Ericsson has reported a thumping great rise in quarterly profits, helped by the deployment of 3G networks.
The Swedish telecommunications equipment giant reported better than expected first quarter profits of 6.7 billion kronor (£499 million), compared with 3.7 billion kronor last year.
Ericsson, the world’s largest supplier of mobile phone networks, said that net income for the first quarter increased 73 percent to 4.64 billion kronor (US$661 million) from a year earlier.
Sales were up 12 percent at 31.5 billion kronor, buoyed by the roll out of 3G services in Western Europe and increased demand for WCDMA, a high-speed transmission technology, in Eastern Europe and Turkey.

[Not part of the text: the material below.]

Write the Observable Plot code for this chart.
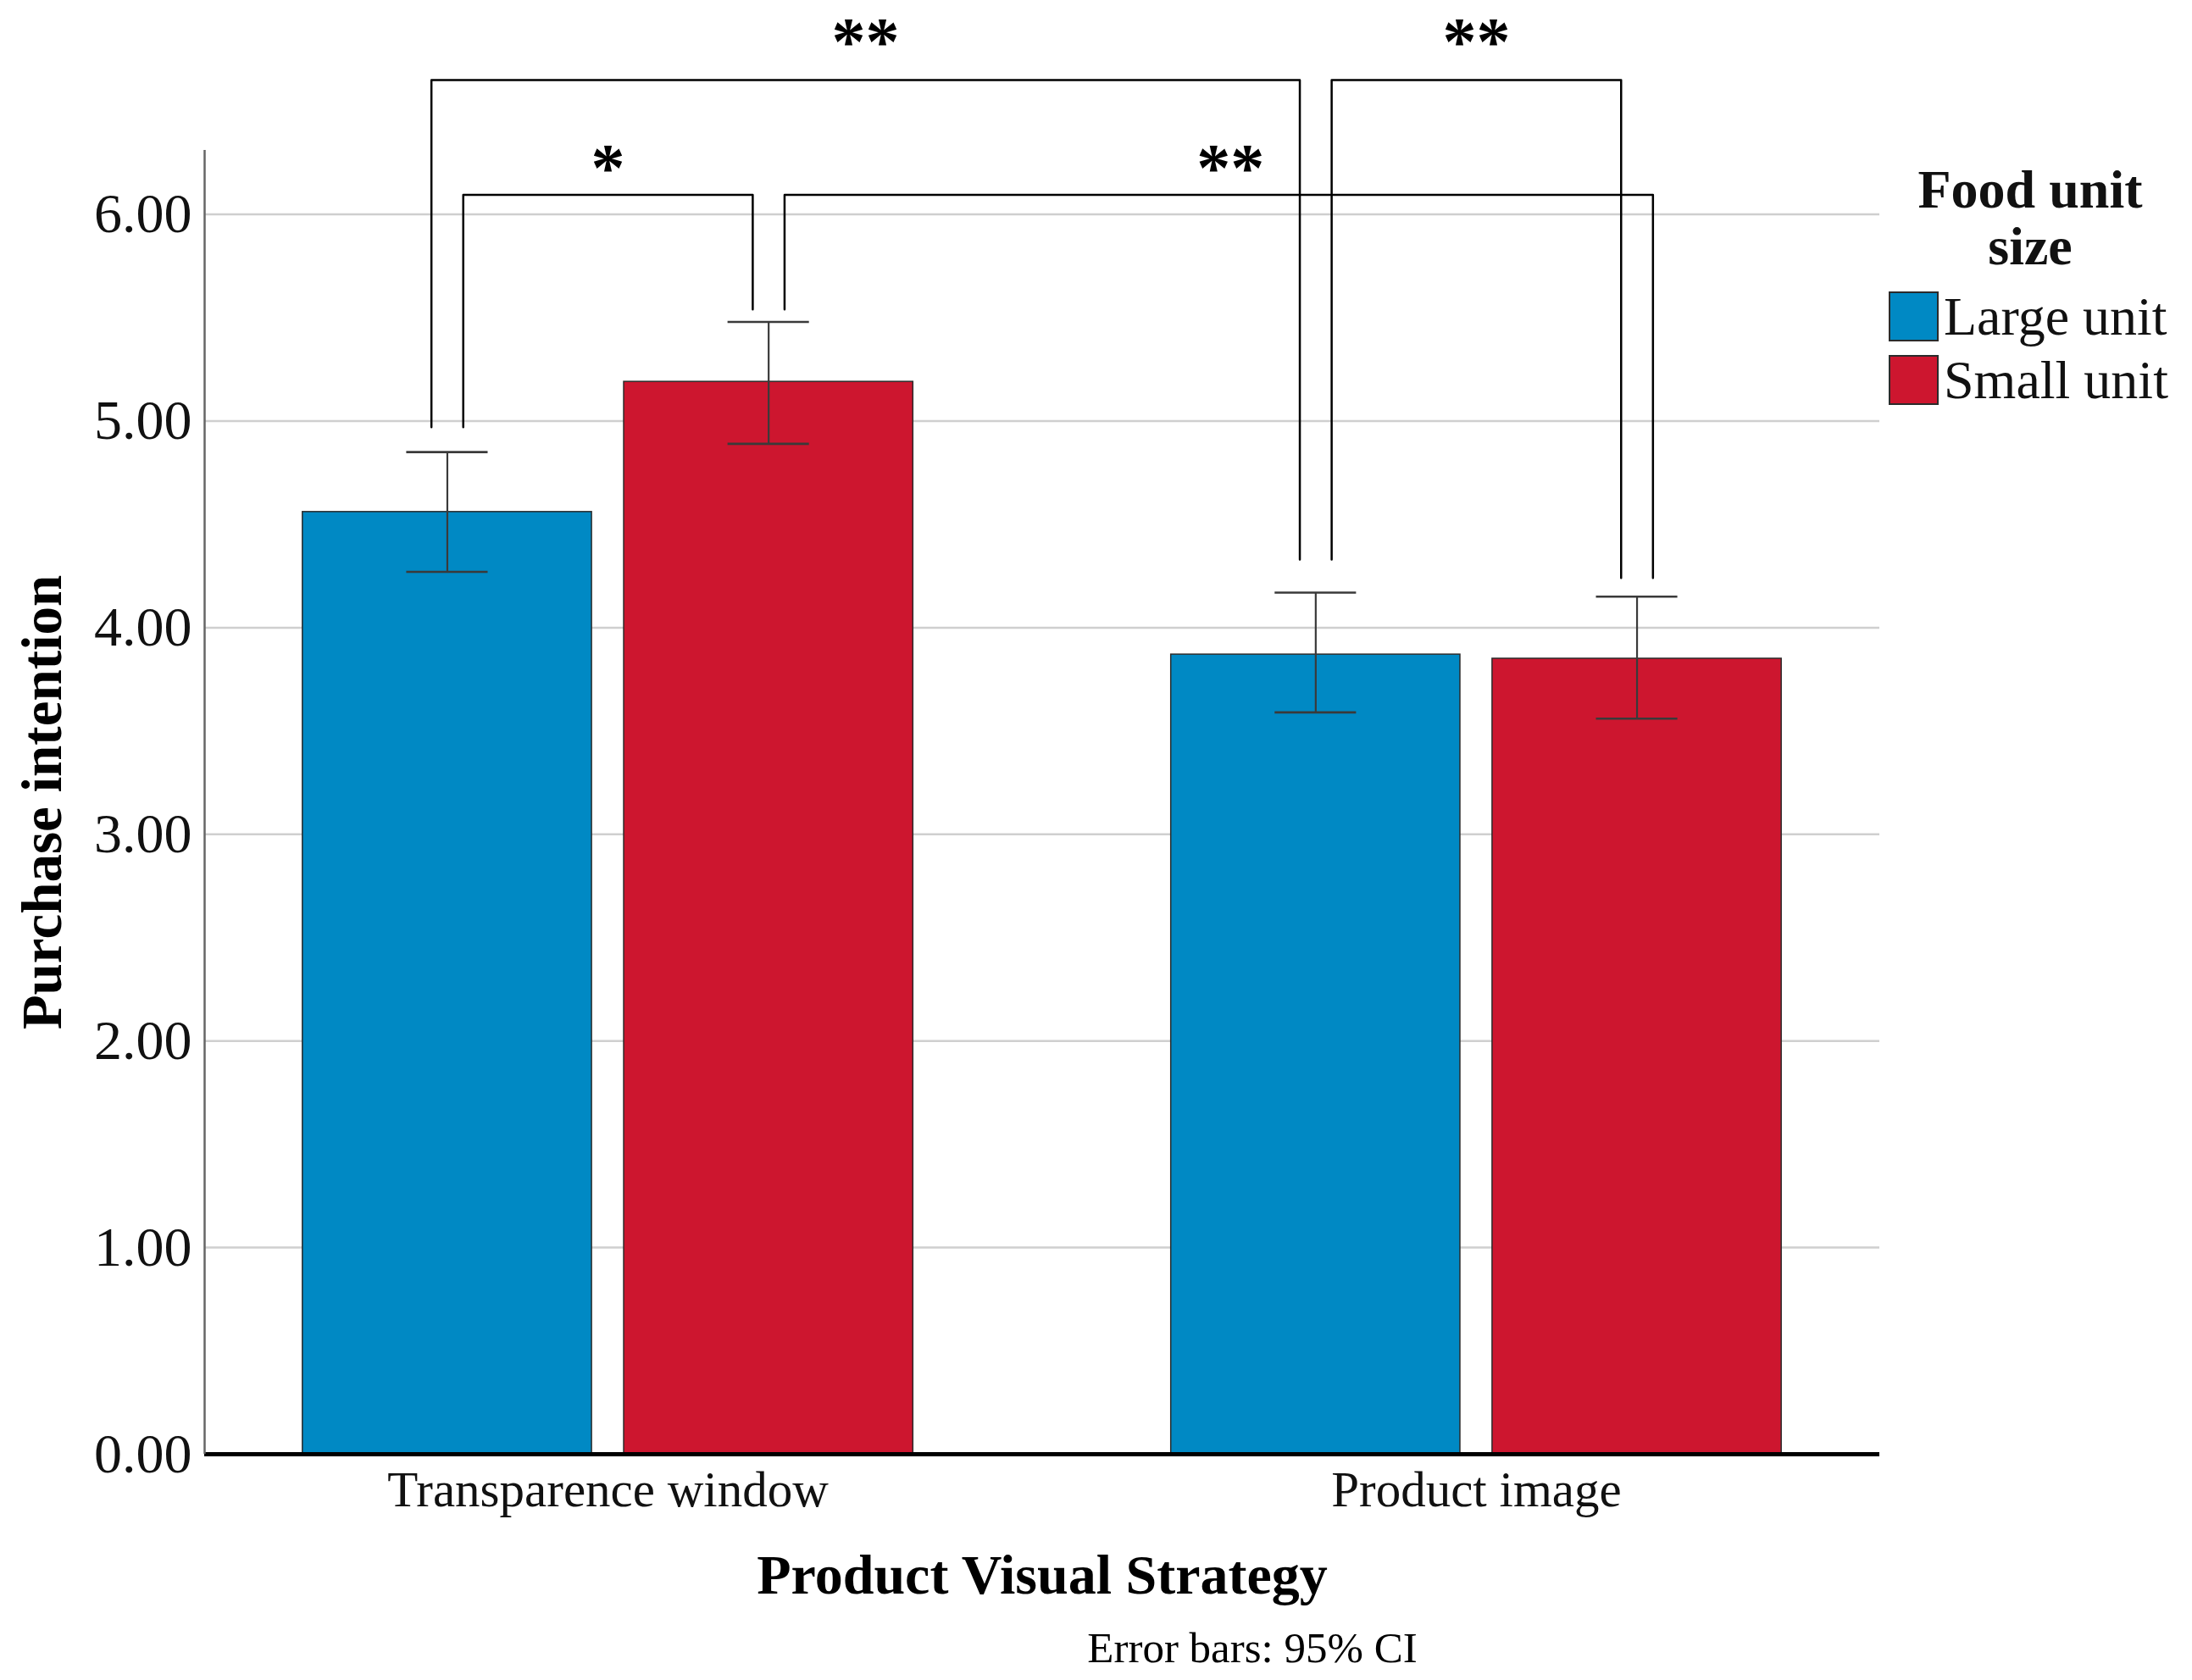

The company also saw solid demand in emerging markets with a substantial rise in sales expected in China in the second quarter.

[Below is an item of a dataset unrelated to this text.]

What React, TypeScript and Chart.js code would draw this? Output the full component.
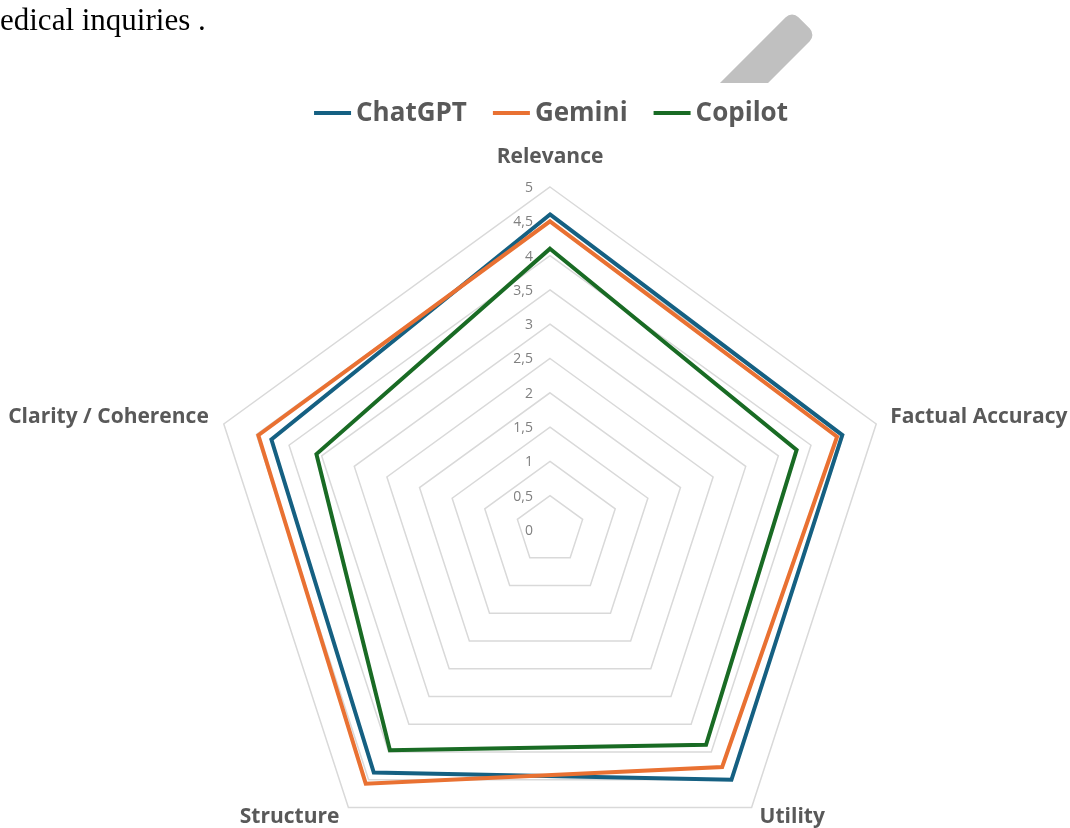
import React, { useEffect, useRef } from "react";
import { Chart, registerables } from "chart.js";

Chart.register(...registerables);

// ---- data ----
const CATEGORIES = ["Relevance", "Factual Accuracy", "Utility", "Structure", "Clarity / Coherence"];
const SERIES_NAMES = ["ChatGPT", "Gemini", "Copilot"];
const CHATGPT = [4.6, 4.48, 4.5, 4.37, 4.27];
const GEMINI = [4.5, 4.4, 4.27, 4.57, 4.47];
const COPILOT = [4.1, 3.78, 3.87, 3.97, 3.58];
const TICK_VALUES = [0, 0.5, 1, 1.5, 2, 2.5, 3, 3.5, 4, 4.5, 5];
const TICK_LABELS = ["0", "0,5", "1", "1,5", "2", "2,5", "3", "3,5", "4", "4,5", "5"];
const CAPTION = "edical inquiries .";

// ---- styles ----
const COLORS = ["#156082", "#E97132", "#196B24"];
const TEXT_COLOR = "#595959";
const TICK_COLOR = "#808080";
const GRID_COLOR = "#d9d9d9";
const LABEL_FONT = 'bold 21px "Open Sans"';
const LEGEND_FONT = 'bold 26px "Open Sans"';
const TICK_FONT = '14px "Open Sans"';

const W = 1070;
const H = 828;

const overlayPlugin = {
  id: "overlay",
  beforeDraw(chart: any) {
    const ctx = chart.ctx;
    // decorative grey bar at the top (part of the surrounding page)
    ctx.save();
    ctx.beginPath();
    ctx.rect(0, 0, W, 83);
    ctx.clip();
    ctx.translate(744, 83);
    ctx.rotate(-Math.PI / 4);
    ctx.beginPath();
    ctx.roundRect(-60, -17, 145, 34, [0, 9, 9, 0]);
    ctx.fillStyle = "#c0c0c0";
    ctx.fill();
    ctx.restore();
  },
  beforeDatasetsDraw(chart: any) {
    const ctx = chart.ctx;
    const s = chart.scales.r;
    ctx.save();
    ctx.font = TICK_FONT;
    ctx.fillStyle = TICK_COLOR;
    ctx.textAlign = "right";
    ctx.textBaseline = "middle";
    TICK_VALUES.forEach((v, i) => {
      ctx.fillText(TICK_LABELS[i], s.xCenter - 17, s.yCenter - s.getDistanceFromCenterForValue(v) + 1);
    });
    ctx.restore();
  },
  afterDraw(chart: any) {
    const ctx = chart.ctx;
    const s = chart.scales.r;
    ctx.save();
    // point labels
    ctx.font = LABEL_FONT;
    ctx.fillStyle = TEXT_COLOR;
    CATEGORIES.forEach((lab, i) => {
      const p = s.getPointPosition(i, s.drawingArea);
      const dx = p.x - s.xCenter;
      const dy = p.y - s.yCenter;
      if (Math.abs(dx) < 1) {
        ctx.textAlign = "center";
        ctx.textBaseline = "alphabetic";
        ctx.fillText(lab, p.x, p.y - 24);
      } else if (dy < 0) {
        ctx.textAlign = dx > 0 ? "left" : "right";
        ctx.textBaseline = "middle";
        ctx.fillText(lab, p.x + (dx > 0 ? 14 : -15), p.y - 7);
      } else {
        ctx.textAlign = dx > 0 ? "left" : "right";
        ctx.textBaseline = "alphabetic";
        ctx.fillText(lab, p.x + (dx > 0 ? 8 : -9), p.y + 16);
      }
    });
    // legend
    ctx.font = LEGEND_FONT;
    const lineLen = 37;
    const gapText = 5;
    const gapItem = 26;
    const widths = chart.data.datasets.map((d: any) => lineLen + gapText + ctx.measureText(d.label).width);
    const total = widths.reduce((a: number, b: number) => a + b, 0) + gapItem * (widths.length - 1);
    let x = s.xCenter + 1 - total / 2;
    const y = 113;
    chart.data.datasets.forEach((d: any, i: number) => {
      ctx.strokeStyle = d.borderColor;
      ctx.lineWidth = 4;
      ctx.beginPath();
      ctx.moveTo(x, y);
      ctx.lineTo(x + lineLen, y);
      ctx.stroke();
      ctx.fillStyle = TEXT_COLOR;
      ctx.textAlign = "left";
      ctx.textBaseline = "middle";
      ctx.fillText(d.label, x + lineLen + gapText, y + 1);
      x += widths[i] + gapItem;
    });
    ctx.restore();
  },
};

export default function App() {
  const ref = useRef<HTMLCanvasElement | null>(null);
  useEffect(() => {
    if (!ref.current) return;
    const series = [CHATGPT, GEMINI, COPILOT];
    const chart = new Chart(ref.current, {
      type: "radar",
      data: {
        labels: CATEGORIES,
        datasets: series.map((vals, i) => ({
          label: SERIES_NAMES[i],
          data: vals,
          borderColor: COLORS[i],
          backgroundColor: "transparent",
          borderWidth: 4,
          pointRadius: 0,
          fill: false,
          borderJoinStyle: "miter" as const,
          order: series.length - i,
        })),
      },
      options: {
        animation: false,
        responsive: false,
        devicePixelRatio: 1,
        plugins: { legend: { display: false }, tooltip: { enabled: false }, title: { display: false } },
        scales: {
          r: {
            min: 0,
            max: 5,
            ticks: { display: false, stepSize: 0.5 },
            grid: { color: GRID_COLOR, lineWidth: 1.5 },
            angleLines: { display: false },
            pointLabels: { display: false },
            afterFit: (scale: any) => {
              scale.xCenter = 550;
              scale.yCenter = 530;
              scale.drawingArea = 343;
            },
          },
        },
      } as any,
      plugins: [overlayPlugin],
    });
    return () => chart.destroy();
  }, []);
  return (
    <div style={{ position: "fixed", left: 0, top: 0, width: W, height: H, background: "#fff", overflow: "hidden" }}>
      <canvas ref={ref} width={W} height={H} style={{ position: "absolute", left: 0, top: 0, display: "block" }} />
      <div
        style={{
          position: "absolute",
          left: 0,
          top: 2,
          fontFamily: '"Liberation Serif", "Times New Roman", serif',
          fontSize: 31,
          color: "#000",
          whiteSpace: "nowrap",
        }}
      >
        {CAPTION}
      </div>
    </div>
  );
}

These figures fly in the face of predictions from investors and analysts that sales would drop steadily for the big telecoms firms as Chinese manufacturers took over the industry.

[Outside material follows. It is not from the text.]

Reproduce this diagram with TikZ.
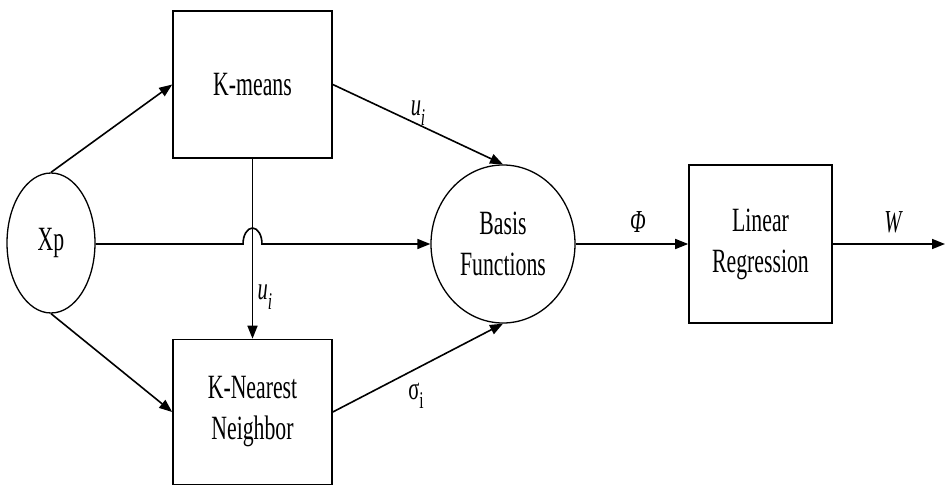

Robert Sellar, head of technology on the equities desk of Aberdeen Asset Management, commented that these predictions failed to take into account the amount of spending that these companies’ customers needed to do to improve their existing networks to support 3G and other new technologies.
Ericsson’s orgy of champagne popping was, however, slightly marred by the news of unexpectedly strong reports from arch rivals Nokia and Motorola.